Note that this works in any category with products, not just the category of sets.
A: Assuming when you said $a : FA \to A$ is a relation you meant function, the category you're describing is called the category of algebras for an endofunctor, often just the category of $F$-algebras, $\mathbf{Alg}_F$. (There's a closely related category for monads $T : \mathcal{C}\to\mathcal{C}$ which are called $T$-algebras typically, but obviously this naming scheme is a bit ambiguous.)

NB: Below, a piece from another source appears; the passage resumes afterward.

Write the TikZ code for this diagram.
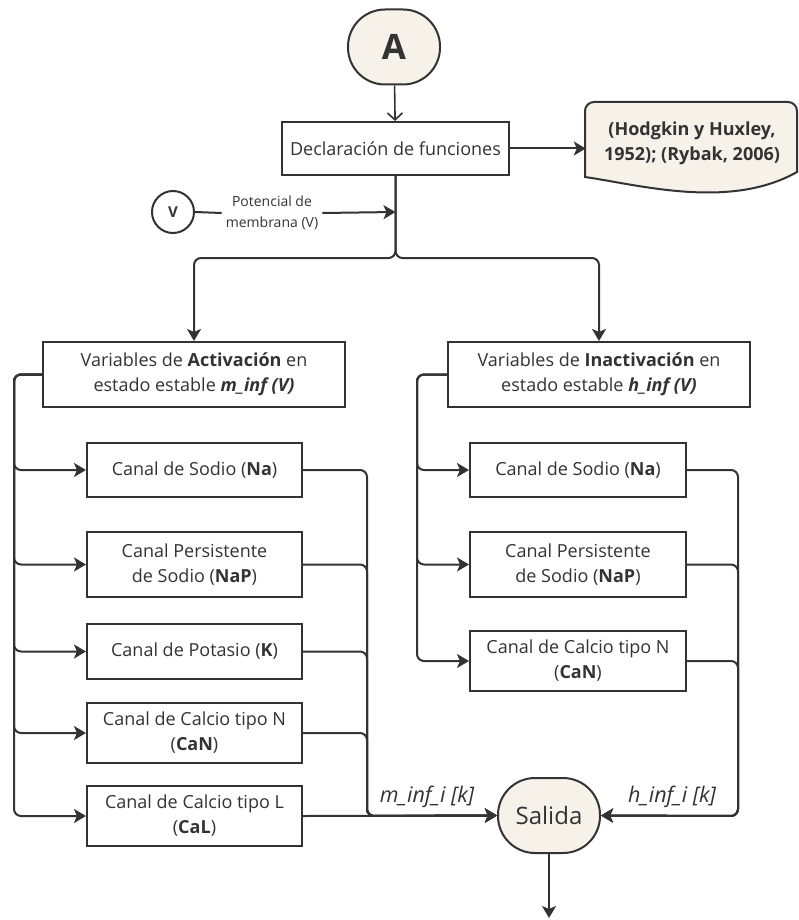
\documentclass[tikz,border=0pt]{standalone}
\usepackage{fontspec}
\setmainfont{Open Sans}
\usetikzlibrary{arrows.meta,calc}
\definecolor{ink}{HTML}{333333}
\definecolor{cream}{HTML}{F6F2EA}
\begin{document}
\begin{tikzpicture}[x=1pt,y=-1pt,
  every node/.style={text=ink, font=\fontsize{18}{25}\selectfont, align=center, inner sep=0pt},
  box/.style={draw=ink, line width=2pt, fill=white},
  pill/.style={draw=ink, line width=2pt, fill=cream, rounded corners=37pt},
  link/.style={draw=ink, line width=2pt, rounded corners=7pt},
  arr/.style={link, -{Stealth[length=12pt,width=14pt,inset=3pt]}},
  openarr/.style={draw=ink, line width=1.6pt, -{Straight Barb[length=7pt,width=15pt]}},
  lbl/.style={font=\fontsize{21.5}{24}\selectfont\itshape},
  ]
\useasboundingbox (0,0) rectangle (798,920);

% start connector and function block
\node[pill, minimum width=92pt, minimum height=75pt] (A) at (394,47) {\fontsize{35}{40}\selectfont\bfseries A};
\node[box, minimum width=227pt, minimum height=53pt] (decl) at (395.5,148.5) {Declaración de funciones};

% reference document shape
\path[fill=cream, draw=ink, line width=2pt]
  (585,177) [rounded corners=9pt] -- (585,102) -- (797,102) [sharp corners] -- (797,172)
  .. controls (730,210) and (640,185) .. (585,177) -- cycle;
\node[minimum width=212pt, minimum height=75pt] (ref) at (692,143)
  {\bfseries (Hodgkin y Huxley,\\\bfseries 1952); (Rybak, 2006)};

% membrane potential input
\node[draw=ink, line width=2pt, circle, minimum size=42pt] (Vc) at (173,212) {\fontsize{15}{16}\selectfont\bfseries V};
\node[font=\fontsize{14}{21}\selectfont, inner sep=4pt] (vlab) at (272,213) {Potencial de\\membrana (V)};
\coordinate (j) at (395.5,212);
\coordinate (split) at (395.5,258);

% variable blocks
\node[box, minimum width=302pt, minimum height=65pt] (act) at (194,374.5)
  {Variables de \textbf{Activación} en\\estado estable \textbf{\itshape m\_inf (V)}};
\node[box, minimum width=302pt, minimum height=65pt] (inact) at (599,374.5)
  {Variables de \textbf{Inactivación} en\\estado estable \textbf{\itshape h\_inf (V)}};

% activation channels
\node[box, minimum width=215pt, minimum height=54pt] (lna) at (194.5,470) {Canal de Sodio (\textbf{Na})};
\node[box, minimum width=215pt, minimum height=65pt] (lnap) at (194.5,564.5) {Canal Persistente\\de Sodio (\textbf{NaP})};
\node[box, minimum width=215pt, minimum height=55pt] (lk) at (194.5,651.5) {Canal de Potasio (\textbf{K})};
\node[box, minimum width=215pt, minimum height=60pt] (lcan) at (194.5,733) {Canal de Calcio tipo N\\(\textbf{CaN})};
\node[box, minimum width=215pt, minimum height=60pt] (lcal) at (194.5,816) {Canal de Calcio tipo L\\(\textbf{CaL})};

% inactivation channels
\node[box, minimum width=216pt, minimum height=54pt] (rna) at (578,470) {Canal de Sodio (\textbf{Na})};
\node[box, minimum width=216pt, minimum height=65pt] (rnap) at (578,564.5) {Canal Persistente\\de Sodio (\textbf{NaP})};
\node[box, minimum width=216pt, minimum height=60pt] (rcan) at (578,661) {Canal de Calcio tipo N\\(\textbf{CaN})};

% output
\node[pill, minimum width=102pt, minimum height=75pt] (sal) at (549,815.5) {\fontsize{24}{26}\selectfont Salida};
\coordinate (end) at (549,918);

% bus coordinates
\coordinate (ltrunk) at (14,374);
\coordinate (lout) at (367,816);
\coordinate (rtrunk) at (417,374);
\coordinate (rout) at (738,816);

% top connectors
\draw[openarr] (A) -- (decl);
\draw[arr] (decl.east) -- (decl.east -| ref.west);
\draw[link] (Vc.east) -- (vlab.west);
\draw[arr, rounded corners=0pt] (vlab.east) -- (j);
\draw[arr] (decl.south) -- (split) -| (act.north);
\draw[arr] (decl.south) -- (split) -| (inact.north);

% activation fan-out
\foreach \n in {lna,lnap,lk,lcan,lcal}
  \draw[arr] (act.west) -| (ltrunk |- \n.west) -- (\n.west);
% inactivation fan-out
\foreach \n in {rna,rnap,rcan}
  \draw[arr] (inact.west) -| (rtrunk |- \n.west) -- (\n.west);

% collection into the output
\foreach \n in {lna,lnap,lk,lcan}
  \draw[arr] (\n.east) -| (lout) -- (sal.west);
\draw[arr] (lcal.east) -- (sal.west);
\foreach \n in {rna,rnap,rcan}
  \draw[arr] (\n.east) -| (rout) -- (sal.east);
\draw[arr] (sal.south) -- (end);

% signal labels
\node[lbl] (ml) at (427,797) {m\_inf\_i [k]};
\node[lbl] (hl) at (672,797) {h\_inf\_i [k]};
\end{tikzpicture}
\end{document}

Here's Clive's answer in a different formulation.  The universal property of $\Pi_i C_i$ in any category is $$\mathcal{C}(-,\Pi_i C_i)\cong\prod_i\mathcal{C}(-,C_i)$$
For the first question then the canonical function is the image of the identity arrow via the action of the functor $F : \mathcal{C}\to\mathcal{D}$ on arrows applied to each component: $$\mathcal{C}(\Pi_i C_i, \Pi_i C_i)\cong\prod_i\mathcal{C}(\Pi_i C_i,C_i)\to \prod_i\mathcal{D}(F(\Pi_i C_i),FC_i) \cong \mathcal{D}(F(\Pi_i C_i),\Pi_i FC_i)$$
For the second question generalizing, the input of your product is a family of arrows $\mathcal{C}(A_i,B_i)$. By precomposing with $\pi_i : \Pi_j A_j \to A_i$ you get a family of arrows $\mathcal{C}(\Pi_j A_j,B_i)$ i.e. an element of $\prod_i\mathcal{C}(\Pi_j A_j,B_i)$ which by the universal property of products is isomorphic to $\mathcal{C}(\Pi_j A_j,\Pi_i B_i)$.  If all products exists in $\mathcal{C}$ this gives rise to a functor $\Pi_i : \prod_i \mathcal{C}\to\mathcal{C}$ and the above mapping is its action on families of arrows.
Going a bit further, let's show that this actually is the product of $\mathbf{Alg}_F$ where $F : \mathcal{C}\to\mathcal{C}$ now, and we assume $\mathcal{C}$ has all products (as $\mathbf{Set}$ surely does). First, let's describe $\mathbf{Alg}_F((A,a),(B,b))$ in a manner that makes it fit in with the framework above. $$\mathbf{Alg}_F((A,a),(B,b)) \cong \{f\in\mathcal{C}(A,B)\mid f \circ a = b \circ Ff\}$$
Note that this is an equalizer in $\mathbf{Set}$ (and lifts to an equalizer of $\mathcal{C}\to\mathbf{Set}$). Now we calculate: $$\begin{align}
\prod_i\mathbf{Alg}_F((A,a),(A_i,a_i))
& \cong \prod_i\{f\in\mathcal{C}(A,A_i)\mid f\circ a = a_i \circ Ff\} \\
& \cong \{f\in\prod_i\mathcal{C}(A,A_i)\mid \forall i.f_i \circ a = a_i \circ Ff_i\} \\
& \cong \{f\in\mathcal{C}(A,\Pi_i A_i)\mid \forall i.\pi_i \circ f \circ a = a_i \circ F(\pi_i \circ f)\} \\
& = \{f\in\mathcal{C}(A,\Pi_i A_i)\mid \forall i.\pi_i \circ f \circ a = a_i \circ F\pi_i \circ Ff\} \\
& = \{f\in\mathcal{C}(A,\Pi_i A_i)\mid \forall i.\pi_i \circ f \circ a = a_i \circ \pi_i \circ \varphi \circ Ff\} \\
& = \{f\in\mathcal{C}(A,\Pi_i A_i)\mid \forall i.\pi_i \circ f \circ a = \pi_i \circ \Pi_j a_j \circ \varphi \circ Ff\} \\
& = \{f\in\mathcal{C}(A,\Pi_i A_i)\mid f \circ a = (\Pi_j a_j \circ \varphi) \circ Ff\} \\
& \cong \mathbf{Alg}_f((A,a),(\Pi_i A_i, \Pi_i a_i \circ \varphi))
\end{align}$$ where $\varphi : F(\Pi_i A_i)\to\Pi_i F(A_i)$ is the canonical function.